Turkish War of Independence
Greco-Turkish WarSmyrna, Türkiye
The Greco-Turkish War of 1919–1922 was fought between Greece and the Turkish National Movement during the partitioning of the Ottoman Empire in the aftermath of World War I, between May 1919 and October 1922.
The Greek campaign was launched primarily because the western Allies, particularly British Prime Minister David Lloyd George, had promised Greece territorial gains at the expense of the Ottoman Empire, recently defeated in World War I. Greek claims stemmed from the fact that Anatolia had been part of Ancient Greece and the Byzantine Empire before the Turks conquered the area in the 12th-15th centuries. The armed conflict started when the Greek forces landed in Smyrna (now İzmir), on 15 May 1919. They advanced inland and took control of the western and northwestern part of Anatolia, including the cities of Manisa, Balıkesir, Aydın, Kütahya, Bursa, and Eskişehir. Their advance was checked by Turkish forces at the Battle of the Sakarya in 1921. The Greek front collapsed with the Turkish counter-attack in August 1922, and the war effectively ended with the recapture of Smyrna by Turkish forces and the great fire of Smyrna.
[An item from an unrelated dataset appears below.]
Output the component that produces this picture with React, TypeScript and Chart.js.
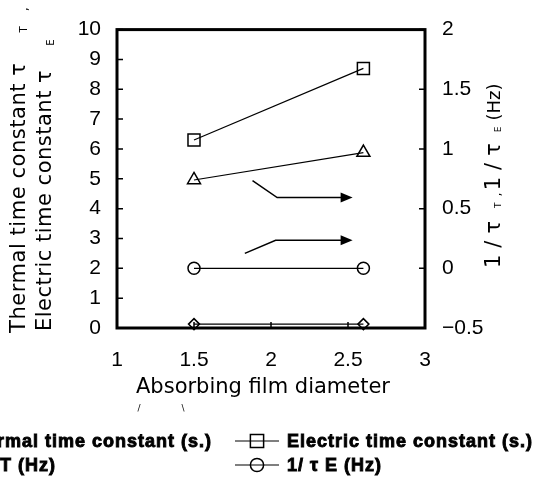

As a result, the Greek government accepted the demands of the Turkish National Movement and returned to its pre-war borders, thus leaving Eastern Thrace and Western Anatolia to Turkey. The Allies abandoned the Treaty of Sèvres to negotiate a new treaty at Lausanne with the Turkish National Movement. The Treaty of Lausanne recognized the independence of the Republic of Turkey and its sovereignty over Anatolia, Istanbul, and Eastern Thrace. The Greek and Turkish governments agreed to engage in a population exchange.